Data-driven 3D Scene Understanding
|Title||Data-driven 3D Scene Understanding|
|Year of Publication||2020|
Among all digital representations we have for real physical objects, 3D is arguably the most expressive encoding. 3D representations allow storage and manipulation of high-level information as well as low-level features. However, it is still not clear how humans perceive 3D data innately. Replicating these capabilities in a vision-based agent is a challenging problem that can make an impact in several applications such as autonomous driving, robotics, and augmented/virtual reality. Scene understanding, which can be understood as the act of analyzing a scene by considering its geometric and semantic properties, is a long standing problem in computer vision. Recently, with the rise of big data and deep learning, this problem has gained a lot of attention over the past few years. The main issue lies in how to collect and annotate 3D data effectively, while making use of these data to learn a good representation of the world.

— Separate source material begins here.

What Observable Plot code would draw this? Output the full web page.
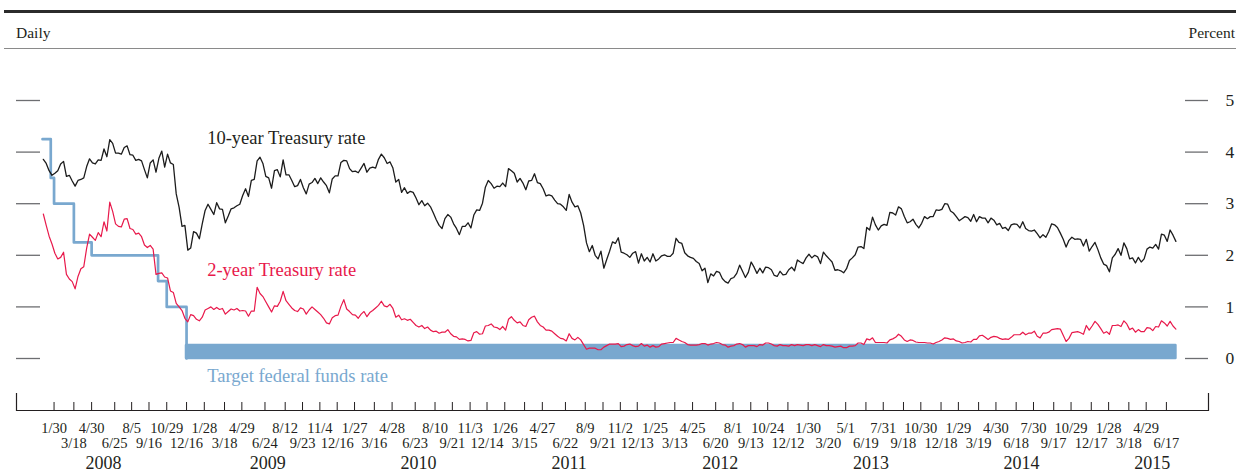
<!DOCTYPE html>
<html>
<head>
<meta charset="utf-8">
<script src="https://cdn.jsdelivr.net/npm/d3@7"></script>
<script src="https://cdn.jsdelivr.net/npm/@observablehq/plot@0.6"></script>
<style>
  body { margin: 0; background: #fff; font-family: "Liberation Serif", "Times New Roman", serif; color: #231f20; }
  #hdr { position: relative; width: 1236px; height: 50px; }
  #hdr .thick { position: absolute; left: 4px; right: 0; top: 10px; height: 3px; background: #2b2b2b; }
  #hdr .thin { position: absolute; left: 4px; right: 0; top: 47.5px; height: 1.5px; background: #8a8a8a; }
  #hdr .lab { position: absolute; top: 25px; font-family: "Liberation Serif", serif; font-size: 15.5px; line-height: 15.5px; white-space: nowrap; }
  #chart { width: 1236px; height: 422px; }
</style>
</head>
<body>
<div id="hdr">
  <div class="thick"></div>
  <div class="lab" style="left:16px">Daily</div>
  <div class="lab" style="right:1px">Percent</div>
  <div class="thin"></div>
</div>
<div id="chart"></div>
<script>
// ---------- Data (weekly Friday readings, percent) ----------
const tenYear2008 = [3.86,3.78,3.64,3.55,3.59,3.64,3.77,3.82,3.53,3.55,3.44,3.34,3.45,3.47,3.50,3.72,3.87,3.79,3.77,3.85,3.84,4.06,3.91,4.24,4.17,3.98,3.98,3.96,4.09,4.12,3.95,3.94,3.84,3.86,3.83,3.66,3.50,3.79,3.85,3.61,3.88,4.02,3.71,3.96,3.79,3.76,3.19,2.93,2.56,2.58,2.10,2.14];
const tenYear2009 = [2.46,2.43,2.32,2.61,2.87,2.99,2.89,2.79,3.02,2.90,2.89,2.63,2.76,2.90,2.92,2.96,2.99,3.16,3.29,3.14,3.45,3.47,3.83,3.90,3.78,3.53,3.50,3.30,3.64,3.66,3.52,3.85,3.56,3.56,3.45,3.33,3.35,3.47,3.31,3.19,3.38,3.41,3.49,3.39,3.50,3.42,3.35,3.21,3.48,3.54,3.54,3.80];
const tenYear2010 = [3.84,3.83,3.68,3.62,3.63,3.60,3.69,3.78,3.61,3.69,3.71,3.69,3.86,3.96,3.89,3.78,3.81,3.69,3.42,3.47,3.22,3.31,3.20,3.24,3.22,3.11,2.98,3.06,2.96,3.01,2.94,2.82,2.69,2.58,2.52,2.71,2.79,2.74,2.61,2.52,2.40,2.56,2.56,2.63,2.53,2.78,2.88,2.87,3.01,3.32,3.45,3.39,3.30];
const tenYear2011 = [3.34,3.33,3.40,3.33,3.68,3.64,3.59,3.42,3.49,3.40,3.27,3.44,3.45,3.58,3.41,3.39,3.29,3.15,3.17,3.15,3.07,3.00,2.99,2.94,2.87,3.18,3.03,2.94,2.96,2.82,2.58,2.24,2.07,2.19,2.00,1.93,2.08,1.75,1.92,2.08,2.26,2.23,2.34,2.06,2.04,2.01,1.96,2.04,2.07,1.85,2.03,1.89];
const tenYear2012 = [1.96,1.87,2.03,1.89,1.93,1.99,2.01,1.98,1.98,2.04,2.33,2.25,2.23,2.05,1.99,1.96,1.94,1.88,1.84,1.70,1.75,1.47,1.64,1.60,1.69,1.67,1.55,1.49,1.46,1.55,1.57,1.65,1.81,1.69,1.57,1.67,1.87,1.77,1.65,1.75,1.66,1.77,1.76,1.72,1.61,1.59,1.69,1.62,1.63,1.72,1.77,1.70];
const tenYear2013 = [1.91,1.87,1.84,1.95,2.02,1.95,2.00,1.97,1.84,2.06,1.99,1.93,1.87,1.71,1.72,1.70,1.66,1.74,1.90,1.95,2.01,2.16,2.17,2.13,2.54,2.49,2.74,2.59,2.49,2.57,2.60,2.58,2.83,2.82,2.78,2.94,2.90,2.75,2.63,2.65,2.70,2.60,2.53,2.62,2.75,2.71,2.75,2.75,2.88,2.87,2.89,3.00];
const tenYear2014 = [2.99,2.86,2.82,2.75,2.67,2.71,2.75,2.73,2.66,2.79,2.65,2.75,2.72,2.72,2.63,2.72,2.68,2.59,2.62,2.52,2.54,2.48,2.59,2.61,2.60,2.53,2.65,2.52,2.48,2.47,2.49,2.42,2.34,2.40,2.35,2.46,2.61,2.59,2.54,2.43,2.31,2.16,2.29,2.35,2.31,2.32,2.31,2.18,2.31,2.08,2.17,2.25];
const tenYear2015 = [2.11,1.95,1.83,1.80,1.68,1.95,2.02,2.13,2.00,2.24,2.13,1.93,1.95,1.85,1.96,1.87,1.93,2.12,2.16,2.14,2.21,2.12,2.41,2.39,2.27,2.49,2.39,2.27];

const twoYear2008 = [2.80,2.58,2.37,2.22,2.04,1.93,1.96,2.06,1.63,1.54,1.49,1.35,1.59,1.74,1.78,2.14,2.41,2.35,2.29,2.44,2.36,2.65,2.47,3.03,2.85,2.61,2.56,2.55,2.70,2.71,2.52,2.50,2.41,2.43,2.36,2.20,2.15,2.19,2.12,1.63,1.65,1.66,1.58,1.56,1.31,1.28,1.07,1.00,0.93,0.78,0.71,0.85];
const twoYear2009 = [0.83,0.76,0.73,0.80,0.94,0.97,1.00,0.95,0.99,0.95,0.97,0.86,0.91,0.96,0.94,0.97,0.92,0.93,0.92,0.82,0.92,0.92,1.38,1.26,1.20,1.10,1.00,0.90,1.02,1.01,1.11,1.30,1.12,1.05,0.98,0.93,0.91,0.98,0.96,0.86,0.94,1.00,0.95,0.90,0.85,0.78,0.69,0.67,0.79,0.83,0.84,1.01];
const twoYear2010 = [1.14,0.96,0.91,0.85,0.84,0.78,0.86,0.91,0.81,0.89,0.93,0.98,1.03,1.11,1.02,1.00,1.05,0.97,0.80,0.84,0.75,0.77,0.74,0.76,0.70,0.64,0.61,0.64,0.58,0.61,0.55,0.52,0.53,0.49,0.51,0.51,0.56,0.48,0.43,0.42,0.37,0.38,0.37,0.34,0.35,0.50,0.52,0.47,0.48,0.63,0.64,0.67,0.61];
const twoYear2011 = [0.60,0.56,0.62,0.55,0.76,0.81,0.74,0.69,0.71,0.64,0.62,0.75,0.80,0.82,0.71,0.64,0.61,0.55,0.55,0.53,0.48,0.43,0.39,0.38,0.34,0.48,0.39,0.36,0.41,0.36,0.27,0.18,0.20,0.20,0.20,0.17,0.17,0.22,0.25,0.28,0.28,0.28,0.29,0.23,0.24,0.27,0.28,0.25,0.23,0.24,0.29,0.24];
const twoYear2012 = [0.26,0.22,0.25,0.22,0.23,0.28,0.29,0.30,0.31,0.31,0.39,0.36,0.33,0.31,0.27,0.26,0.26,0.26,0.27,0.29,0.29,0.26,0.28,0.29,0.31,0.30,0.27,0.26,0.22,0.24,0.25,0.28,0.29,0.27,0.22,0.25,0.25,0.25,0.23,0.27,0.26,0.30,0.30,0.28,0.25,0.24,0.27,0.25,0.25,0.24,0.27,0.25];
const twoYear2013 = [0.27,0.26,0.25,0.27,0.27,0.25,0.27,0.25,0.23,0.27,0.25,0.25,0.24,0.22,0.23,0.24,0.21,0.21,0.24,0.24,0.25,0.30,0.30,0.27,0.38,0.36,0.40,0.31,0.31,0.31,0.31,0.30,0.36,0.38,0.41,0.47,0.43,0.36,0.33,0.36,0.35,0.32,0.31,0.31,0.31,0.30,0.30,0.28,0.31,0.33,0.36,0.40];
const twoYear2014 = [0.39,0.37,0.38,0.34,0.33,0.30,0.31,0.33,0.32,0.37,0.37,0.44,0.45,0.41,0.37,0.41,0.43,0.42,0.39,0.37,0.38,0.37,0.41,0.46,0.46,0.46,0.51,0.46,0.49,0.49,0.53,0.43,0.40,0.49,0.49,0.51,0.56,0.57,0.58,0.57,0.45,0.33,0.39,0.50,0.51,0.52,0.50,0.47,0.64,0.55,0.63,0.72];
const twoYear2015 = [0.66,0.58,0.49,0.52,0.47,0.64,0.64,0.65,0.62,0.73,0.67,0.56,0.59,0.51,0.56,0.52,0.52,0.60,0.59,0.54,0.62,0.61,0.73,0.69,0.63,0.72,0.63,0.57];

// Target federal funds rate (steps), then target range from 12/16/2008
const ffDates = ["2008-01-02","2008-01-22","2008-01-30","2008-03-18","2008-04-30","2008-10-08","2008-10-29","2008-12-16"];
const ffRates = [4.25, 3.5, 3.0, 2.25, 2.0, 1.5, 1.0, 0];
const ffRangeDates = ["2008-12-16", "2015-07-10"];
const ffRangeLower = [0, 0];
const ffRangeUpper = [0.25, 0.25];

// FOMC meeting dates used as x-axis ticks
const fomcDates = [
  "2008-01-30","2008-03-18","2008-04-30","2008-06-25","2008-08-05","2008-09-16","2008-10-29","2008-12-16",
  "2009-01-28","2009-03-18","2009-04-29","2009-06-24","2009-08-12","2009-09-23","2009-11-04","2009-12-16",
  "2010-01-27","2010-03-16","2010-04-28","2010-06-23","2010-08-10","2010-09-21","2010-11-03","2010-12-14",
  "2011-01-26","2011-03-15","2011-04-27","2011-06-22","2011-08-09","2011-09-21","2011-11-02","2011-12-13",
  "2012-01-25","2012-03-13","2012-04-25","2012-06-20","2012-08-01","2012-09-13","2012-10-24","2012-12-12",
  "2013-01-30","2013-03-20","2013-05-01","2013-06-19","2013-07-31","2013-09-18","2013-10-30","2013-12-18",
  "2014-01-29","2014-03-19","2014-04-30","2014-06-18","2014-07-30","2014-09-17","2014-10-29","2014-12-17",
  "2015-01-28","2015-03-18","2015-04-29","2015-06-17"
];
const yearLabels = ["2008","2009","2010","2011","2012","2013","2014","2015"];
const yearLabelDates = ["2008-05-29","2009-07-01","2010-07-01","2011-07-01","2012-07-01","2013-07-01","2014-07-01","2015-05-14"];
const yTicks = [0, 1, 2, 3, 4, 5];
const xDomain = ["2007-10-31", "2015-09-27"];

const seriesNames = ["10-year Treasury rate", "2-year Treasury rate", "Target federal funds rate"];
const seriesLabelDates = ["2009-02-04", "2009-02-04", "2009-02-04"];
const seriesLabelValues = [4.28, 1.705, -0.35];

// ---------- Build tables ----------
const parse = s => new Date(s + "T00:00:00Z");
function weekly(year, values) {
  const fridays = d3.utcFriday.range(new Date(Date.UTC(year, 0, 1)), new Date(Date.UTC(year + 1, 0, 1)));
  return values.map((v, i) => ({date: fridays[i], value: v}));
}
const tenYear = [[2008,tenYear2008],[2009,tenYear2009],[2010,tenYear2010],[2011,tenYear2011],[2012,tenYear2012],[2013,tenYear2013],[2014,tenYear2014],[2015,tenYear2015]].flatMap(([y, v]) => weekly(y, v));
const twoYear = [[2008,twoYear2008],[2009,twoYear2009],[2010,twoYear2010],[2011,twoYear2011],[2012,twoYear2012],[2013,twoYear2013],[2014,twoYear2014],[2015,twoYear2015]].flatMap(([y, v]) => weekly(y, v));
const ffStep = ffDates.map((d, i) => ({date: parse(d), rate: ffRates[i]}));
const ffBand = ffRangeDates.map((d, i) => ({date: parse(d), lower: ffRangeLower[i], upper: ffRangeUpper[i]}));
const fomc = fomcDates.map(parse);
const topRow = fomc.filter((d, i) => i % 2 === 0);
const bottomRow = fomc.filter((d, i) => i % 2 === 1);
const years = yearLabels.map((t, i) => ({label: t, date: parse(yearLabelDates[i])}));
const labels = seriesNames.map((t, i) => ({label: t, date: parse(seriesLabelDates[i]), value: seriesLabelValues[i]}));
const fmt = d => `${d.getUTCMonth() + 1}/${d.getUTCDate()}`;

const BLUE = "#79a8cf", RED = "#e8194b", BLACK = "#1c1c1c", TEXT = "#231f20", GRAY = "#6d6e71";
const FONT = "'Liberation Serif', 'Times New Roman', serif";

const chart = Plot.plot({
  width: 1236,
  height: 422,
  marginTop: 0,
  marginBottom: 62,
  marginLeft: 16,
  marginRight: 28,
  x: {type: "utc", domain: xDomain.map(parse), axis: null},
  y: {domain: [0, 5], range: [308, 50], axis: null},
  style: {fontFamily: FONT, color: TEXT, background: "transparent", overflow: "visible"},
  marks: [
    Plot.areaY(ffBand, {x: "date", y1: "lower", y2: "upper", fill: BLUE, stroke: BLUE, strokeWidth: 2.6}),
    Plot.line(ffStep, {x: "date", y: "rate", curve: "step-after", stroke: BLUE, strokeWidth: 2.7}),
    Plot.line(twoYear, {x: "date", y: "value", stroke: RED, strokeWidth: 1.2}),
    Plot.line(tenYear, {x: "date", y: "value", stroke: BLACK, strokeWidth: 1.3}),
    Plot.tickY(yTicks, {y: d => d, insetRight: 1168, stroke: GRAY, strokeWidth: 1.3}),
    Plot.tickY(yTicks, {y: d => d, insetLeft: 1169, stroke: GRAY, strokeWidth: 1.3}),
    Plot.text(yTicks, {y: d => d, text: d => String(d), frameAnchor: "right", textAnchor: "start", dx: 17, fontSize: 17.5, fontFamily: FONT, fill: TEXT}),
    Plot.frame({anchor: "bottom", stroke: TEXT, strokeWidth: 1.2}),
    Plot.ruleX(xDomain.map(parse), {x: d => d, insetTop: 343, stroke: TEXT, strokeWidth: 1.2}),
    Plot.tickX(fomc, {x: d => d, insetTop: 352, stroke: TEXT, strokeWidth: 1}),
    Plot.text(topRow, {x: d => d, text: fmt, frameAnchor: "bottom", lineAnchor: "middle", dy: 18, fontSize: 14.5, fontFamily: FONT, fill: TEXT}),
    Plot.text(bottomRow, {x: d => d, text: fmt, frameAnchor: "bottom", lineAnchor: "middle", dy: 32.5, fontSize: 14.5, fontFamily: FONT, fill: TEXT}),
    Plot.text(years, {x: "date", text: "label", frameAnchor: "bottom", lineAnchor: "middle", dy: 53, fontSize: 18, fontFamily: FONT, fill: TEXT}),
    Plot.text(labels.slice(0, 1), {x: "date", y: "value", text: "label", textAnchor: "start", fontSize: 18.5, fontFamily: FONT, fill: TEXT}),
    Plot.text(labels.slice(1, 2), {x: "date", y: "value", text: "label", textAnchor: "start", fontSize: 18.5, fontFamily: FONT, fill: RED}),
    Plot.text(labels.slice(2, 3), {x: "date", y: "value", text: "label", textAnchor: "start", fontSize: 18.5, fontFamily: FONT, fill: BLUE})
  ]
});
document.getElementById("chart").append(chart);
</script>
</body>
</html>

In this thesis, a series of topics on data-driven 3D scene understanding is discussed. Under the guiding principle of leveraging large-scale data for scene understanding, my efforts have led to several state-of-the-art algorithms, and the creation of multiple large-scale datasets. First, we describe the process of collecting and annotating an indoor scene dataset. Next, we discuss a method to learn local cross-domain features, which can be applied to several low-level scene understanding tasks. We then take a look at the problem of progressive semantic segmentation and joint semantic-instance segmentation for indoor scenes. Finally, we dabble into the field of outdoor scene understanding by showing the creation of an autonomous driving dataset.